There used to be a day sometime around now in October labeled “Beta Reader Appreciation Day” – I’m not sure if it still exists in any form, but in any case this seemed like a good time to call out “Thanks!”
What is a beta reader, you may ask? I became familiar with the term in the world of fanfiction, and it may in fact have originated there (via the “beta testers” of the software realm), but most writers have beta readers even if they don’t call them that. “Beta” implies “second,” and some writers have alpha readers too, the highly trusted who might be reading crappy first drafts or lists of plot points, but the majority of us do polish a bit before letting someone else see what we’ve created. And then the beta readers take a look, and tell us what they think.
What are beta readers not? They aren’t cheerleaders, though they do encourage and push us onward. But this isn’t the fabled sending your novel to your mother or your best friend, and letting them tell you you’re wonderful. We’re looking for honesty and critique from beta readers, and we try to react to it graciously, self-critically, and actively. Sometimes they say things that we think are wrong – and sometimes they are! Sometimes (often) we are. But at the least it gets issues out in the open. I can’t tell you how many times over the course of four books I’ve decided a piece of criticism was inaccurate, and then had it bother me until I managed to stand back from my writing a bit and see that the beta reader had a point. Maybe I still didn’t think they’d got it quite right, but it made me think – made me realize that I could take a different approach to a scene or a character or a plot twist.
Beta readers are not part of traditional writing critique groups, though of course you may find them there. Many of my betas (shorthand there) are writers themselves, and I have beta-read for them in return. But we tend to find each other through mutual admiration of writing skill, or through mutual interests (the fandom world is great for this), and not in places where the only thing we have in common is that we’re writing novels.
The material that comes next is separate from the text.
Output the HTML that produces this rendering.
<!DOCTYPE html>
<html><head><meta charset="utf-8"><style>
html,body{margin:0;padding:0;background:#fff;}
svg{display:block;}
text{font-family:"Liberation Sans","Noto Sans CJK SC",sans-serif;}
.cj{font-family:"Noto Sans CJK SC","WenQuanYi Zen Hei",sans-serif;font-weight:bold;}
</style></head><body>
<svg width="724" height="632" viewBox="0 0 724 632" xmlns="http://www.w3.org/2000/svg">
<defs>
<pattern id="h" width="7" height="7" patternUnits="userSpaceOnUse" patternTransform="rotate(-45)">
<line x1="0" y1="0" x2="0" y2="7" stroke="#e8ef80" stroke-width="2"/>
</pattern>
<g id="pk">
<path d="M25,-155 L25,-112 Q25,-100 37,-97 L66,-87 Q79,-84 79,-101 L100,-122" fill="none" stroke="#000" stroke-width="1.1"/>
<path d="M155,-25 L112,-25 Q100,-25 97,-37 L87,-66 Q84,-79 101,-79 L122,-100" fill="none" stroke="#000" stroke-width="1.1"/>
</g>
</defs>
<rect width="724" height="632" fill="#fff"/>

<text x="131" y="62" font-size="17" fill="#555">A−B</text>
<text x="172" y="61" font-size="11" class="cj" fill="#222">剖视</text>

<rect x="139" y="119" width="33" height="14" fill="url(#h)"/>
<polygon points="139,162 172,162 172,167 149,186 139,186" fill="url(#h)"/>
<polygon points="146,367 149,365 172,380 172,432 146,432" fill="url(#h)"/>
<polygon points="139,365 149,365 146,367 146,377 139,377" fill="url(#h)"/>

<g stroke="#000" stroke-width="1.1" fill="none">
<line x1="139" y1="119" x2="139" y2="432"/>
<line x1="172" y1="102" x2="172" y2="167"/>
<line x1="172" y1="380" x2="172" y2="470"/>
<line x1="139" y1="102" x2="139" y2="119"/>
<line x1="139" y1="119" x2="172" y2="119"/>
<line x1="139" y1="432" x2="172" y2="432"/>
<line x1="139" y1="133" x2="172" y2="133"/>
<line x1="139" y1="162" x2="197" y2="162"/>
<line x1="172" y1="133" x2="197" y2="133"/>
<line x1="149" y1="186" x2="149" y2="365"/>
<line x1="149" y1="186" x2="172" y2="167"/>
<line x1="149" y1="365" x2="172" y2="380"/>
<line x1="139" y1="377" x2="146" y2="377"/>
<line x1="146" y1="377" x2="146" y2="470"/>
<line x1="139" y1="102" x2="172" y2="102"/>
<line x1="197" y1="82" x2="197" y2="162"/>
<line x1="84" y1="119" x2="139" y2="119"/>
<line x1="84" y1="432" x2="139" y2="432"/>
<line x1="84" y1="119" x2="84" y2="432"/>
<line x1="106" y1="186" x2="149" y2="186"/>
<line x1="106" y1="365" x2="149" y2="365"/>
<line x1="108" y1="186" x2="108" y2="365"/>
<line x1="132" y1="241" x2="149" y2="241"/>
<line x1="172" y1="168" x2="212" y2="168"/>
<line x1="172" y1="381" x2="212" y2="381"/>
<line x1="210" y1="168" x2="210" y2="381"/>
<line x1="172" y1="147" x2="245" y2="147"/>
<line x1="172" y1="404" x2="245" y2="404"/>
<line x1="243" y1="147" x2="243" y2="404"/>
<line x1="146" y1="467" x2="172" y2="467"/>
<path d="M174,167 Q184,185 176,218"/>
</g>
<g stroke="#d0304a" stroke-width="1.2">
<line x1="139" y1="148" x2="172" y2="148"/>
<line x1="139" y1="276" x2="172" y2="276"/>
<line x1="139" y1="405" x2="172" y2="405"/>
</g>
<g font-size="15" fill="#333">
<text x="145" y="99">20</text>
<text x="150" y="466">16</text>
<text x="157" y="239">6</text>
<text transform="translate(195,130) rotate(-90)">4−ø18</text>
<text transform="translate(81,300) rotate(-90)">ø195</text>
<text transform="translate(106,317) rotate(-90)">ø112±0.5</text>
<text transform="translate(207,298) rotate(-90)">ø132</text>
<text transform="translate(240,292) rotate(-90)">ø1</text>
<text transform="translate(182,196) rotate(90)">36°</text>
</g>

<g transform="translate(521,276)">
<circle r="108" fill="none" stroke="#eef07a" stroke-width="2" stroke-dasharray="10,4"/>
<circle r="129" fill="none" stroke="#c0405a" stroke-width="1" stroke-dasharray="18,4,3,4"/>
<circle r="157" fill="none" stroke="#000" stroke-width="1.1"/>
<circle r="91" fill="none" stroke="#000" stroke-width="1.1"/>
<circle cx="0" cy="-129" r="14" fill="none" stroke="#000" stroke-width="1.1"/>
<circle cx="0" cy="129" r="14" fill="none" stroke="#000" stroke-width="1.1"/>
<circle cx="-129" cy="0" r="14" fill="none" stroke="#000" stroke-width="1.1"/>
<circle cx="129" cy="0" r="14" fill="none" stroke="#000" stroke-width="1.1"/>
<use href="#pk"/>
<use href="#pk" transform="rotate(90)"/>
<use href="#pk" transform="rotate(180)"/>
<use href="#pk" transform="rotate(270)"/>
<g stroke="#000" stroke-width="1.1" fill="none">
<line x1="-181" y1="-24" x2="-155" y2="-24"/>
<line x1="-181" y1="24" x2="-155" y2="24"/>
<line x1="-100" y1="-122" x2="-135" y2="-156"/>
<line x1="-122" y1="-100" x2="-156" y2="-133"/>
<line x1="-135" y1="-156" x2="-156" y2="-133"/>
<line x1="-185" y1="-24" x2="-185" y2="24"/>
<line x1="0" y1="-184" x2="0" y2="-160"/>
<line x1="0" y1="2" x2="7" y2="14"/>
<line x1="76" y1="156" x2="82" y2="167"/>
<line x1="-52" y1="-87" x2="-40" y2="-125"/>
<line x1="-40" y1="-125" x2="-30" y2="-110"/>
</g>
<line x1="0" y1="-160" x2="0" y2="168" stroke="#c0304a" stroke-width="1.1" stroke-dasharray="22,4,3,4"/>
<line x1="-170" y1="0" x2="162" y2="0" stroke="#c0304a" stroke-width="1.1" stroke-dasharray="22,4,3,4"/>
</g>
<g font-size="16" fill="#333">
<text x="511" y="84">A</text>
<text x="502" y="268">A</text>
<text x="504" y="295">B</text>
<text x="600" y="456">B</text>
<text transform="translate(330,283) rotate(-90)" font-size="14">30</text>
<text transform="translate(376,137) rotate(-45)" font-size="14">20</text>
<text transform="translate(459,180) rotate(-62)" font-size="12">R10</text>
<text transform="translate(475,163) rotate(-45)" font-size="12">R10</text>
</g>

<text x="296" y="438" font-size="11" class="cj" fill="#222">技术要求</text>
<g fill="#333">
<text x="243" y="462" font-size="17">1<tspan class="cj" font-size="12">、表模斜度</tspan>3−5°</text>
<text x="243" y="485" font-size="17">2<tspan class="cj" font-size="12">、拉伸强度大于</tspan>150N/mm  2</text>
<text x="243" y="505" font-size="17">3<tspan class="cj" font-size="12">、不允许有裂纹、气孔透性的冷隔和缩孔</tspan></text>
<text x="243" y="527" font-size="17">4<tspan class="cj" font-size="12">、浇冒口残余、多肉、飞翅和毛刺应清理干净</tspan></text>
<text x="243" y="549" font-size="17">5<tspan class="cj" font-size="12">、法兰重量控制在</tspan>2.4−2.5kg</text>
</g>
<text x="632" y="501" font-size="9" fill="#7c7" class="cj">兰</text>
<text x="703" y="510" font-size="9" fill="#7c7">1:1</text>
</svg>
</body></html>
We are never trying to one-up each other or cut each other down, as can happen in some critique groups (not all, of course), and my betas have truly wanted me to succeed. They also make a commitment – some more than others, of course, because all our lives are busy and sometimes we have to pull away for various reasons, including personal disagreements. But they do try to not only offer honest and detailed critique, but to follow through on it – to realize that suggesting changes to a work is significant and that it’s important to stick around and see what those suggestions produce. They are usually friends, too – most of the time we talk about other things than writing! We tend to enjoy similar books and movies, except when we don’t; we often have very different jobs and hobbies and backgrounds, which can be world-expanding.
Beta readers are not professional editors, nor are they copy-editors, though they perform some of the same functions, particularly for those of us who are self-published and haven’t hired editors out of our nonexistent budgets. I’ve had betas who were fantastic at spotting typos, grammatical errors, and stylistic points (“I can’t understand that sentence – how about trying it this way?”). I’ve had others who take a much broader view and like to discuss themes and character development, and wonder what I’m trying to convey or what a character has learned over the course of a whole book. And everything in between.
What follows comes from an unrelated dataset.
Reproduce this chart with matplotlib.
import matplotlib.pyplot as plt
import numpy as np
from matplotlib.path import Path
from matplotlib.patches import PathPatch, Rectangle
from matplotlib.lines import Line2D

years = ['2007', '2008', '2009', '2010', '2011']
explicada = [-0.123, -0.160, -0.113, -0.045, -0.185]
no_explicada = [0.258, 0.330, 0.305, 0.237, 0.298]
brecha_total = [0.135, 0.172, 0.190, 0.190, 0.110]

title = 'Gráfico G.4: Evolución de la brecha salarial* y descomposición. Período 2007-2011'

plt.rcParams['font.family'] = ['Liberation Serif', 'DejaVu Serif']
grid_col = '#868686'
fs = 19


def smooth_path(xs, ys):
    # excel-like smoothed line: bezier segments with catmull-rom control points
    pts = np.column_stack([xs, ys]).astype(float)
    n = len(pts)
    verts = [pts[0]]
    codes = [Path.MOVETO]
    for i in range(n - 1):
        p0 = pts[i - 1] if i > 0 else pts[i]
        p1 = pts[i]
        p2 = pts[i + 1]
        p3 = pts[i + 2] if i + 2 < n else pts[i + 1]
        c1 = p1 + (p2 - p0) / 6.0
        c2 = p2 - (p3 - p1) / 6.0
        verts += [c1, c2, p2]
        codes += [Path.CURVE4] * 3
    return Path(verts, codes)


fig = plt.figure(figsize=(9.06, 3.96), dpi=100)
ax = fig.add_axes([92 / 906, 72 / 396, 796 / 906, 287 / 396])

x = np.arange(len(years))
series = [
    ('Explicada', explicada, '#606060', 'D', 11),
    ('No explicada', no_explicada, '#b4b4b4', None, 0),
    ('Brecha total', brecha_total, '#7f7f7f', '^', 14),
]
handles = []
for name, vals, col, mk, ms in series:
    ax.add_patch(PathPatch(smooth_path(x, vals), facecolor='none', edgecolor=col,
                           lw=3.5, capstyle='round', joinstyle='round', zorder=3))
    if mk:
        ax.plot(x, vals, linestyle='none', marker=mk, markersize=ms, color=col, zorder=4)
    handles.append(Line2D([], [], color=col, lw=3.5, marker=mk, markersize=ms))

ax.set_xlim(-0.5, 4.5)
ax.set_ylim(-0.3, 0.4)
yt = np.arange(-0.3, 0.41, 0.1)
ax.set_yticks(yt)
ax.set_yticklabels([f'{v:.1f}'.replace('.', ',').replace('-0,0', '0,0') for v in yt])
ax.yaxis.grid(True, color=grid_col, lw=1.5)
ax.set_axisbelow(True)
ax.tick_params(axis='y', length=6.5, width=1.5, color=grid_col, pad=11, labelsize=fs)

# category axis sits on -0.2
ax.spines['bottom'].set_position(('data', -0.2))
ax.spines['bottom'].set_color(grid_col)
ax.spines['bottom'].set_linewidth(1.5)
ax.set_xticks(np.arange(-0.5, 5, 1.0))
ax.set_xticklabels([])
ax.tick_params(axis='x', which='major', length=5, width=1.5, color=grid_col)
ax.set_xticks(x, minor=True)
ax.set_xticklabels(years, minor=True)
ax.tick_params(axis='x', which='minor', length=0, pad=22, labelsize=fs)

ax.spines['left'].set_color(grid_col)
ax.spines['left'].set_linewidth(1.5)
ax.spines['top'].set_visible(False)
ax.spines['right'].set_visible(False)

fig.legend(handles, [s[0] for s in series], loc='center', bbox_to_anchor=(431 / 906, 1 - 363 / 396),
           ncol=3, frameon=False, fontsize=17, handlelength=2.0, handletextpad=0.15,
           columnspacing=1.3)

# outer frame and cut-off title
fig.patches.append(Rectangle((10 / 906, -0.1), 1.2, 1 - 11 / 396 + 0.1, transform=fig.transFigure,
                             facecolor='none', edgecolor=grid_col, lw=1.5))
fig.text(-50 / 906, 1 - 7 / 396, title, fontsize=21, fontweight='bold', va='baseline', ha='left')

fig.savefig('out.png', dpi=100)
Beta readers, to my mind, are absolutely necessary to build a good book – and it is very good practice to grit your teeth and send your words out to someone who will gently tell you that you’re not saying what you think you are, and give you a chance to fix that, before you let those words loose in the world. My books would not be what they are without the help of all those people I thank at the end of each volume. So, thank you all, again.
This all comes to mind because I recently got to have one of the best experiences one can with a beta reader. Most of this critiquing has been done over email, through a discussion listserv, or in various chat rooms – all online. But once in a long while I get to sit down with one of these folks in person and just talk, as I did a few weeks ago with my most faithful beta reader, Lisa. It was so wonderful to hash out some of the problems I’ve been having with Not Time’s Fool with someone who knows the characters and plot issues, understands the moral compass of the book and the complexities of time theory, is willing to treat it all as if it’s real and present and fixable, and really wants me to get it right. We had a great talk, and I have been rewriting a bunch of scenes, and I think it’s working! So a special shout-out and sincere thanks to Lisa. ❤
Beta readers have a hard job, for which the only reward is the chance to get in on the ground floor of a written work and help to slide in some beams and girders. They need to be able to comprehend an early draft of a novel that’s fed to them a chapter at a time over a long period, and maybe go back and read revised parts again later on. They get complained to and yelled at – and hopefully apologized to later. They have to deal with a writer’s massive insecurity on a regular basis. I love being a beta reader, and I love having them around. And I couldn’t do this without them.